--- start of Dataset section ---
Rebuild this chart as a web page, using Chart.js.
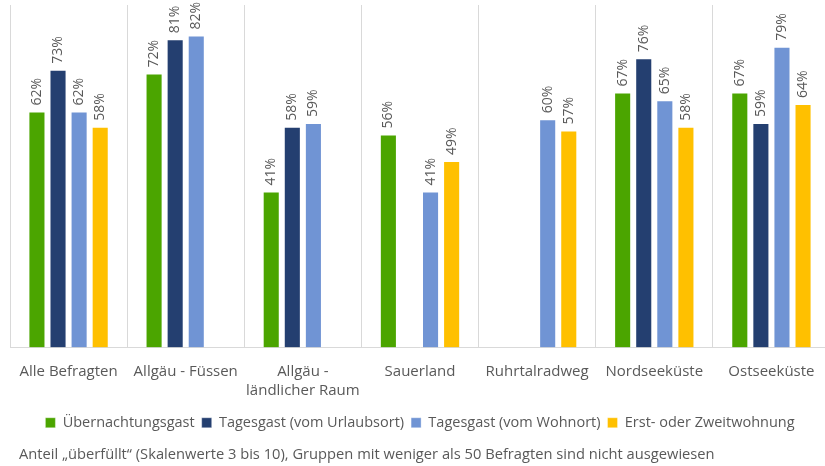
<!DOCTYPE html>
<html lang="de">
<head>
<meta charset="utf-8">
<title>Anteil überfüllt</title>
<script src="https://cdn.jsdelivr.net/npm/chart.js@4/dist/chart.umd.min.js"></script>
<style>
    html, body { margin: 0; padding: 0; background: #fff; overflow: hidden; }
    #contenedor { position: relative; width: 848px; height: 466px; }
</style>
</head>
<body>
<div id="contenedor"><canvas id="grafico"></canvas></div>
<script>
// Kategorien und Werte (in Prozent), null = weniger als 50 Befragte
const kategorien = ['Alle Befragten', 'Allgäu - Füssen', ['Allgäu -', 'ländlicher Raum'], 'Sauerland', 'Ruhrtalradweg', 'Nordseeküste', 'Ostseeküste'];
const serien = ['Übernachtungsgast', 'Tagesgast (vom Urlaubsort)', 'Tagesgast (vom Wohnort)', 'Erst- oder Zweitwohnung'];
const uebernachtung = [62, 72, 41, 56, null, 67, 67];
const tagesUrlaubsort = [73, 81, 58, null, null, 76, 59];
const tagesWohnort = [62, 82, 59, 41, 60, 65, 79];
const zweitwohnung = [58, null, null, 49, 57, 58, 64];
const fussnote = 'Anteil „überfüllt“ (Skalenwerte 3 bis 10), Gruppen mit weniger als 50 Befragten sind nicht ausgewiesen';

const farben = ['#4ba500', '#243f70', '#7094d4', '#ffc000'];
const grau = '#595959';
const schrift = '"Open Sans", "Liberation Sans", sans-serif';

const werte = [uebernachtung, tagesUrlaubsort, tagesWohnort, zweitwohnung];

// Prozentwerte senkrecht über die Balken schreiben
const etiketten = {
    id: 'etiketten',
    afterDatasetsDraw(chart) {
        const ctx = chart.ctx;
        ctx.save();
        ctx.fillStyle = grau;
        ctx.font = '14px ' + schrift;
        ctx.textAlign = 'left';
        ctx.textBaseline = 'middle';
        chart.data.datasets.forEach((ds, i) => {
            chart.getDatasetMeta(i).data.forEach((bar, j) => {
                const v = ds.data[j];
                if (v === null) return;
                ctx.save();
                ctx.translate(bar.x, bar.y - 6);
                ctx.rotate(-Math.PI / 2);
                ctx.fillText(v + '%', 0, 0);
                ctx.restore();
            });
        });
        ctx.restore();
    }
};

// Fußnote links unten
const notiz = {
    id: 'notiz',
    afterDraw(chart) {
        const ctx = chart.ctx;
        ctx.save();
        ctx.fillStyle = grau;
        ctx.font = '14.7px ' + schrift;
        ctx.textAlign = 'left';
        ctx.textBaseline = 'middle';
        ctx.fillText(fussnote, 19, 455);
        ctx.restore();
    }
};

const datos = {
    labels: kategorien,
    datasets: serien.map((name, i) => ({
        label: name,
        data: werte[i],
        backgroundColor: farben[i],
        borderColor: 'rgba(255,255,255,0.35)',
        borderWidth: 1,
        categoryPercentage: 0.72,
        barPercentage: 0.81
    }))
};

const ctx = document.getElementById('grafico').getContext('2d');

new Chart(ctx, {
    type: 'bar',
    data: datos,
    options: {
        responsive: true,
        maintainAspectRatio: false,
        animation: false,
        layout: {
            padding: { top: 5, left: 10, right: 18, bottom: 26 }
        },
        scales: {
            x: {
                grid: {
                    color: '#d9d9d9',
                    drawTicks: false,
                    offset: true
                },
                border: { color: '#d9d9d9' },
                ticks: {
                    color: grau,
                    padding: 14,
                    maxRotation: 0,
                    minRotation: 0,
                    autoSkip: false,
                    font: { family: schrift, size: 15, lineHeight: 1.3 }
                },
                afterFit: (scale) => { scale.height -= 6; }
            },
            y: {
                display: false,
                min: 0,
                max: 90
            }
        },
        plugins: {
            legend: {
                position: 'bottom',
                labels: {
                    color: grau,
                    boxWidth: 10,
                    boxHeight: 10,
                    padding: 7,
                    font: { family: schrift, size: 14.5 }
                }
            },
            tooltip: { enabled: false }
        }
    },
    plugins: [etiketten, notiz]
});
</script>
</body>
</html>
--- end of Dataset section ---
Your task> Omit every picture, then reproduce the rest of the listing exactly.

Output>
Rebuild this chart as a web page, using Chart.js.
<!DOCTYPE html>
<html lang="de">
<head>
<meta charset="utf-8">
<title>Anteil überfüllt</title>
<script src="https://cdn.jsdelivr.net/npm/chart.js@4/dist/chart.umd.min.js"></script>
<style>
    html, body { margin: 0; padding: 0; background: #fff; overflow: hidden; }
    #contenedor { position: relative; width: 848px; height: 466px; }
</style>
</head>
<body>
<div id="contenedor"><canvas id="grafico"></canvas></div>
<script>
// Kategorien und Werte (in Prozent), null = weniger als 50 Befragte
const kategorien = ['Alle Befragten', 'Allgäu - Füssen', ['Allgäu -', 'ländlicher Raum'], 'Sauerland', 'Ruhrtalradweg', 'Nordseeküste', 'Ostseeküste'];
const serien = ['Übernachtungsgast', 'Tagesgast (vom Urlaubsort)', 'Tagesgast (vom Wohnort)', 'Erst- oder Zweitwohnung'];
const uebernachtung = [62, 72, 41, 56, null, 67, 67];
const tagesUrlaubsort = [73, 81, 58, null, null, 76, 59];
const tagesWohnort = [62, 82, 59, 41, 60, 65, 79];
const zweitwohnung = [58, null, null, 49, 57, 58, 64];
const fussnote = 'Anteil „überfüllt“ (Skalenwerte 3 bis 10), Gruppen mit weniger als 50 Befragten sind nicht ausgewiesen';

const farben = ['#4ba500', '#243f70', '#7094d4', '#ffc000'];
const grau = '#595959';
const schrift = '"Open Sans", "Liberation Sans", sans-serif';

const werte = [uebernachtung, tagesUrlaubsort, tagesWohnort, zweitwohnung];

// Prozentwerte senkrecht über die Balken schreiben
const etiketten = {
    id: 'etiketten',
    afterDatasetsDraw(chart) {
        const ctx = chart.ctx;
        ctx.save();
        ctx.fillStyle = grau;
        ctx.font = '14px ' + schrift;
        ctx.textAlign = 'left';
        ctx.textBaseline = 'middle';
        chart.data.datasets.forEach((ds, i) => {
            chart.getDatasetMeta(i).data.forEach((bar, j) => {
                const v = ds.data[j];
                if (v === null) return;
                ctx.save();
                ctx.translate(bar.x, bar.y - 6);
                ctx.rotate(-Math.PI / 2);
                ctx.fillText(v + '%', 0, 0);
                ctx.restore();
            });
        });
        ctx.restore();
    }
};

// Fußnote links unten
const notiz = {
    id: 'notiz',
    afterDraw(chart) {
        const ctx = chart.ctx;
        ctx.save();
        ctx.fillStyle = grau;
        ctx.font = '14.7px ' + schrift;
        ctx.textAlign = 'left';
        ctx.textBaseline = 'middle';
        ctx.fillText(fussnote, 19, 455);
        ctx.restore();
    }
};

const datos = {
    labels: kategorien,
    datasets: serien.map((name, i) => ({
        label: name,
        data: werte[i],
        backgroundColor: farben[i],
        borderColor: 'rgba(255,255,255,0.35)',
        borderWidth: 1,
        categoryPercentage: 0.72,
        barPercentage: 0.81
    }))
};

const ctx = document.getElementById('grafico').getContext('2d');

new Chart(ctx, {
    type: 'bar',
    data: datos,
    options: {
        responsive: true,
        maintainAspectRatio: false,
        animation: false,
        layout: {
            padding: { top: 5, left: 10, right: 18, bottom: 26 }
        },
        scales: {
            x: {
                grid: {
                    color: '#d9d9d9',
                    drawTicks: false,
                    offset: true
                },
                border: { color: '#d9d9d9' },
                ticks: {
                    color: grau,
                    padding: 14,
                    maxRotation: 0,
                    minRotation: 0,
                    autoSkip: false,
                    font: { family: schrift, size: 15, lineHeight: 1.3 }
                },
                afterFit: (scale) => { scale.height -= 6; }
            },
            y: {
                display: false,
                min: 0,
                max: 90
            }
        },
        plugins: {
            legend: {
                position: 'bottom',
                labels: {
                    color: grau,
                    boxWidth: 10,
                    boxHeight: 10,
                    padding: 7,
                    font: { family: schrift, size: 14.5 }
                }
            },
            tooltip: { enabled: false }
        }
    },
    plugins: [etiketten, notiz]
});
</script>
</body>
</html>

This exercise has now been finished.